Gian Giorgio Trissino (8 July 1478 – 8 December 1550), also called Giovan Giorgio Trissino, was an Italian Renaissance humanist, poet, dramatist, diplomat, and grammarian.
==Biography==
Trissino was born of a patrician family in Vicenza. He was exiled from Venice for political reasons, and traveled to Germany and Lombardy. He eventually came under the protection of Pope Leo X, Pope Clement VII, and Pope Paul III.
He had the advantages of a good humanistic training, studying Greek under Demetrius Chalcondylas at Milan and philosophy under Niccolò Leoniceno at Ferrara. His culture recommended him to the humanist Pope Leo X, who in 1515 sent him to Germany as his nuncio; later on Pope Clement VII showed him special favour, and employed him as ambassador.

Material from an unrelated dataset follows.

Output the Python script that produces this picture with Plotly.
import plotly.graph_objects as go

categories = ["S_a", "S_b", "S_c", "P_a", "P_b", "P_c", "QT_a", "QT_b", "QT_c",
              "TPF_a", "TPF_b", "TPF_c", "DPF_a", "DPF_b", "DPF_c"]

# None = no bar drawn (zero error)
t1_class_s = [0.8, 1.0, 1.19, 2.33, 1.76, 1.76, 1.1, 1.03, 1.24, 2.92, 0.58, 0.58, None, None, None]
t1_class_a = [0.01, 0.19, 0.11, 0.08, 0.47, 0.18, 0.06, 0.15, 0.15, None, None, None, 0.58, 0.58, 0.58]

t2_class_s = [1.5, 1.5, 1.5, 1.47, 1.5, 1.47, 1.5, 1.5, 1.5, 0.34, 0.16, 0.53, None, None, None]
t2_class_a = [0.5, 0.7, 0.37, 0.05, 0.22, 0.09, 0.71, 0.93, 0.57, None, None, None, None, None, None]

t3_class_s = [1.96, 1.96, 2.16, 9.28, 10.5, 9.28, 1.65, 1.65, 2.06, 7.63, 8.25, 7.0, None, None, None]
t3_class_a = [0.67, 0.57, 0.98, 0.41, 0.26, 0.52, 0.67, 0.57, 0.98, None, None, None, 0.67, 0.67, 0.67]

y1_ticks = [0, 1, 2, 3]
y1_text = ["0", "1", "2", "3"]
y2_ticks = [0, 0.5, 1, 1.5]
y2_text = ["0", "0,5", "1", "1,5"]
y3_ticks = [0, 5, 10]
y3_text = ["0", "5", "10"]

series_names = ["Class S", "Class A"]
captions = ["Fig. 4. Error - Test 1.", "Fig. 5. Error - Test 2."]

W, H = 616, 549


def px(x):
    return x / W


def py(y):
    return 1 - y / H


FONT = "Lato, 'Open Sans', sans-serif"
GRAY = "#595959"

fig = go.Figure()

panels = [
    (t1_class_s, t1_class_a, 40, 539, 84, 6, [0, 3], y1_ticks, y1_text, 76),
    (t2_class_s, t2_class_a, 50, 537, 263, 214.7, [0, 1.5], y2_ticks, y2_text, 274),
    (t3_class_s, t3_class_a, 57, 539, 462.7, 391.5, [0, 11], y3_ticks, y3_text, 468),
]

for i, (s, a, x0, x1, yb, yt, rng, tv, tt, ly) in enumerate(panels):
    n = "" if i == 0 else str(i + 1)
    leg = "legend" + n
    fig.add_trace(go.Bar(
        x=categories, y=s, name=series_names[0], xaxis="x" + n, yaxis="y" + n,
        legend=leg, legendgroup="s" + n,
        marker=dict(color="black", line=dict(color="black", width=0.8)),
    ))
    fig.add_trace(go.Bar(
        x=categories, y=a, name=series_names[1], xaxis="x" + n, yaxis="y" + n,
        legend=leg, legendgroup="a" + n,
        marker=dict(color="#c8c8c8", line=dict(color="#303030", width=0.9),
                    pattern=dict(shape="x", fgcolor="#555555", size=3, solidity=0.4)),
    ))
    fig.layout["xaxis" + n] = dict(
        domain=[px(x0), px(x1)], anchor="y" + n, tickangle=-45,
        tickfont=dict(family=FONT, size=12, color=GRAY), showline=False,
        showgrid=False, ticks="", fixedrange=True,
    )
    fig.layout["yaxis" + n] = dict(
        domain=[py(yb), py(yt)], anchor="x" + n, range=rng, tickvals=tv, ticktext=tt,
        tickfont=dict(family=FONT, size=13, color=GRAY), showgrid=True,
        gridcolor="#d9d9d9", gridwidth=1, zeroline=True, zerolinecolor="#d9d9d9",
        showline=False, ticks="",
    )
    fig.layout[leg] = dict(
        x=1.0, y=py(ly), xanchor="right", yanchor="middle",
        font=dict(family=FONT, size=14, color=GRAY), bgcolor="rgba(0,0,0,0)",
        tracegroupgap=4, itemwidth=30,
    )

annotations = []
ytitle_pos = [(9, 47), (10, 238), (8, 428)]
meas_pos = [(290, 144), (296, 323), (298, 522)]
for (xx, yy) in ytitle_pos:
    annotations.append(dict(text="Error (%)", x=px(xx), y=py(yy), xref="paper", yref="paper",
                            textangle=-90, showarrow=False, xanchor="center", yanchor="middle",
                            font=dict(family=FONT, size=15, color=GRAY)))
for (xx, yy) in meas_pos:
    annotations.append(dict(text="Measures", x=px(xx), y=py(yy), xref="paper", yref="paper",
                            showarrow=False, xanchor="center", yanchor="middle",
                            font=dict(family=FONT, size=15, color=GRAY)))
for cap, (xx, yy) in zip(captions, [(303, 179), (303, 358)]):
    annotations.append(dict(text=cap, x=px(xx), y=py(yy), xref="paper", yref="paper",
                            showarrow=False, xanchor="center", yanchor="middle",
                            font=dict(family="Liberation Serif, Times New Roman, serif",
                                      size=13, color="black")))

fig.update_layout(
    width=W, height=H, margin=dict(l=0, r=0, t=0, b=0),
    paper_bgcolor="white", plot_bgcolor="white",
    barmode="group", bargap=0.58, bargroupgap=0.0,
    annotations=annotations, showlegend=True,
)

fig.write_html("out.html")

In 1532, the Emperor Charles V made Trissino a count palatine. In spite of the banishment from Vicenza pronounced upon him in 1509 because his family had favoured the plans of Maximilian, he was held in high esteem throughout Italy. Wherever he made his home, it was a center for gatherings of scholars, littérateurs, and the most cultured men of the time. His family life was far from happy, apparently through little fault of his own.

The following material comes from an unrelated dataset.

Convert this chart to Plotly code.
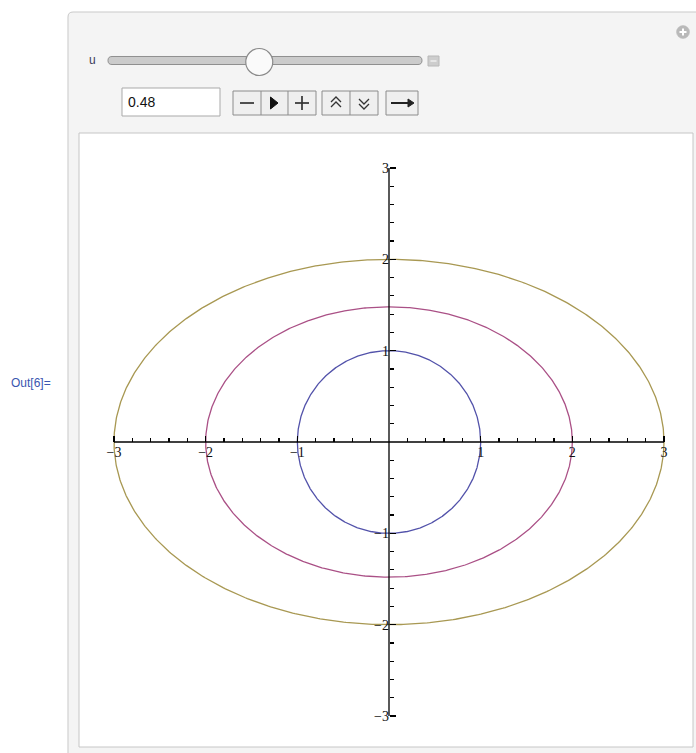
import numpy as np
import plotly.graph_objects as go

W, H = 696, 753

# ---------------- data ----------------
curve_labels = ["inner", "middle", "outer"]
semi_x = [1.0, 2.0, 3.0]          # horizontal semi-axes
semi_y = [1.0, 1.48, 2.0]         # vertical semi-axes
curve_colors = ["#5252aa", "#aa5086", "#a89852"]
major_ticks = [-3, -2, -1, 1, 2, 3]
major_labels = ["\u22123", "\u22122", "\u22121", "1", "2", "3"]
minor_ticks = [round(i * 0.2, 1) for i in range(-15, 16) if i % 5 != 0]
slider_value = 0.48
slider_min, slider_max = 0.0, 1.0

# ---------------- geometry helpers (page pixel -> paper) ----------------
def fx(x):
    return x / W

def fy(y):
    return 1 - y / H

def P(x, y):
    return f"{fx(x):.5f},{fy(y):.5f}"

shapes = []
annotations = []

def rect(x0, y0, x1, y1, fill, line, lw=1.0):
    shapes.append(dict(type="rect", xref="paper", yref="paper",
                       x0=fx(x0), x1=fx(x1), y0=fy(y1), y1=fy(y0),
                       fillcolor=fill, line=dict(color=line, width=lw), layer="below"))

def rrect(x0, y0, x1, y1, r, fill, line, lw=1.0):
    p = (f"M {P(x0 + r, y0)} L {P(x1 - r, y0)} Q {P(x1, y0)} {P(x1, y0 + r)} "
         f"L {P(x1, y1 - r)} Q {P(x1, y1)} {P(x1 - r, y1)} L {P(x0 + r, y1)} "
         f"Q {P(x0, y1)} {P(x0, y1 - r)} L {P(x0, y0 + r)} Q {P(x0, y0)} {P(x0 + r, y0)} Z")
    shapes.append(dict(type="path", xref="paper", yref="paper", path=p,
                       fillcolor=fill, line=dict(color=line, width=lw), layer="below"))

def circ(cx, cy, r, fill, line, lw=1.0):
    shapes.append(dict(type="circle", xref="paper", yref="paper",
                       x0=fx(cx - r), x1=fx(cx + r), y0=fy(cy + r), y1=fy(cy - r),
                       fillcolor=fill, line=dict(color=line, width=lw), layer="below"))

def seg(pts, color, lw=1.0, fill=None, closed=False):
    p = "M " + " L ".join(P(x, y) for x, y in pts) + (" Z" if closed else "")
    shapes.append(dict(type="path", xref="paper", yref="paper", path=p,
                       fillcolor=fill if fill else "rgba(0,0,0,0)",
                       line=dict(color=color, width=lw), layer="below"))

def text(x, y, s, size, color, family="Liberation Sans", xanchor="left"):
    annotations.append(dict(x=fx(x), y=fy(y), xref="paper", yref="paper", text=s,
                            showarrow=False, xanchor=xanchor, yanchor="middle",
                            font=dict(size=size, color=color, family=family)))

# ---------------- panel / frame ----------------
rrect(68, 12, 720, 780, 5, "#f4f4f4", "#c9c9c9", 1)
rect(79, 133, 693, 747, "#ffffff", "#c6c6c6", 1)

# plus icon (top right)
circ(683, 32, 6.5, "#b9b9b9", "#b9b9b9", 0.5)
seg([(679.5, 32), (686.5, 32)], "#ffffff", 2)
seg([(683, 28.5), (683, 35.5)], "#ffffff", 2)

# slider
track_l, track_r = 108, 422
rrect(track_l, 56.5, track_r, 64.5, 4, "#cbcbcb", "#8f8f8f", 1)
knob_r = 13.5
knob_x = track_l + knob_r + (slider_value - slider_min) / (slider_max - slider_min) * (track_r - track_l - 2 * knob_r)
circ(knob_x, 62, knob_r, "#fafafa", "#8a8a8a", 1.2)
rect(428, 56, 439, 66, "#cdcdcd", "#b8b8b8", 1)
seg([(430.5, 61), (436.5, 61)], "#eeeeee", 1.5)
text(87, 60, "u", 12, "#3a3a5a")

# value box
rect(122, 88, 220, 116, "#ffffff", "#a9a9a9", 1)
text(126, 102, f"{slider_value:.2f}", 14, "#111111")

# button group 1: - play +
rect(233, 91, 316, 115, "#efefef", "#8c8c8c", 1)
seg([(261, 91), (261, 115)], "#8c8c8c", 1)
seg([(288, 91), (288, 115)], "#8c8c8c", 1)
seg([(240, 103), (254, 103)], "#333333", 1.7)
seg([(270.5, 97), (270.5, 109), (278, 103)], "#111111", 1, fill="#111111", closed=True)
seg([(295, 103), (309, 103)], "#333333", 1.7)
seg([(302, 96), (302, 110)], "#333333", 1.7)

# button group 2: faster / slower
rect(322, 91, 378, 115, "#efefef", "#8c8c8c", 1)
seg([(350, 91), (350, 115)], "#8c8c8c", 1)
seg([(331, 102), (336, 97), (341, 102)], "#333333", 1.3)
seg([(331, 107), (336, 102), (341, 107)], "#333333", 1.3)
seg([(359, 99), (364, 104), (369, 99)], "#333333", 1.3)
seg([(359, 104), (364, 109), (369, 104)], "#333333", 1.3)

# button group 3: direction
rect(386, 91, 418, 115, "#efefef", "#8c8c8c", 1)
seg([(391, 103), (409, 103)], "#222222", 2)
seg([(408, 99), (414, 103), (408, 107)], "#222222", 1, fill="#222222", closed=True)

# Out label
text(9, 383, "Out[6]=", 12, "#3a56b0")

# ---------------- plot axes ----------------
x_m3, x_p3 = 114, 664      # page px of x = -3, 3
y_p3, y_m3 = 168, 716      # page px of y = 3, -3
ux = (x_p3 - x_m3) / 6
uy = (y_m3 - y_p3) / 6
pad = 24
xdom = [fx(x_m3 - pad), fx(x_p3 + pad)]
ydom = [fy(y_m3 + pad), fy(y_p3 - pad)]
xr = [-3 - pad / ux, 3 + pad / ux]
yr = [-3 - pad / uy, 3 + pad / uy]
x0_pos = fy((y_p3 + y_m3) / 2)
y0_pos = fx((x_m3 + x_p3) / 2)

fig = go.Figure()
theta = np.linspace(0, 2 * np.pi, 721)
for name, a, b, c in zip(curve_labels, semi_x, semi_y, curve_colors):
    fig.add_trace(go.Scatter(x=a * np.cos(theta), y=b * np.sin(theta), mode="lines",
                             name=name, line=dict(color=c, width=1.3),
                             hoverinfo="skip", showlegend=False))

lo, hi = min(major_ticks), max(major_ticks)
shapes.append(dict(type="line", xref="x", yref="y", x0=lo, x1=hi, y0=0, y1=0,
                   line=dict(color="#000000", width=1.3), layer="above"))
shapes.append(dict(type="line", xref="x", yref="y", x0=0, x1=0, y0=lo, y1=hi,
                   line=dict(color="#000000", width=1.3), layer="above"))

tick_font = dict(family="Liberation Serif", size=14, color="#111111")
common = dict(showgrid=False, zeroline=False, showline=False,
              tickmode="array", tickvals=major_ticks, ticktext=major_labels,
              ticks="inside", ticklen=6, tickwidth=1.3, tickcolor="#000000",
              tickfont=tick_font, fixedrange=True,
              minor=dict(tickmode="array", tickvals=minor_ticks, ticks="inside",
                         ticklen=4, tickwidth=1.2, tickcolor="#000000", showgrid=False))

fig.update_layout(
    width=W, height=H,
    margin=dict(l=0, r=0, t=0, b=0),
    paper_bgcolor="#ffffff",
    plot_bgcolor="rgba(0,0,0,0)",
    showlegend=False,
    xaxis=dict(domain=xdom, range=xr, anchor="free", position=x0_pos, **common),
    yaxis=dict(domain=ydom, range=yr, anchor="free", position=y0_pos, **common),
    shapes=shapes,
    annotations=annotations,
)

fig.write_html(
    "out.html",
    config={"displayModeBar": False, "staticPlot": True},
    post_script=("document.body.style.margin='0';"
                 "document.body.style.overflow='hidden';"
                 "document.documentElement.style.overflow='hidden';"),
)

In the history of modern European literature Trissino occupies a prominent place because of his tragedy ''Sophonisba'' (c. 1515; published 1524).〔Giovanni Giorgio Trissino (1524) ''La Sophonisba del Trissino''. Roma: per Lodovico de' gli Arrighi vicentino scrittore, nel MDXXIIII di settembre.〕 Based on the life of the Carthaginian lady Sophonisba and inspired by ancient tragedies, it was perhaps the first tragedy in early modern times to show deference to the classic rules. It served as an example for European tragedies throughout the 16th century. It was translated into French by Mellin de Saint-Gelais, and was performed with great acclaim in 1556 at the Château de Blois.
A partisan of Aristotelean regularity, Trissino disapproved of the freedom of the chivalrous epic, as written by Ariosto. In his own composition, ''l'Italia liberata dai Goti'' (1547–1548), dealing with the campaigns of Belisarius in Italy, he sought to show that it was possible to write in the vernacular an epic in accordance with the classic precepts. The result is a cold and colorless composition. Moreover, as Nicholas Birns points out, the very choice of the Byzantine-Ostrogothic wars of the sixth century as a subject committed Trissino to dealing with barbarian subjects which, as an extreme classicst, he felt little affinity.〔Nicholas Birns, ''Barbarian Memory: The Legacy of Early Medieval History in Early Modern Literature'': New York, Palgrave Macmillan, 2013, p. 89.〕
In addition, Trissino played a prominent role in the early career of Andrea Palladio, which developed into a long and close friendship between the two men. Trissino first took Palladio under his wing after becoming acquainted with him while building his villa in Cricoli.〔The Center for Palladian Studies in America, Inc., (Palladio's Life and World. )〕
Trissino died in Rome in December of 1550.
An edition of his collected works was published at Verona in 1729.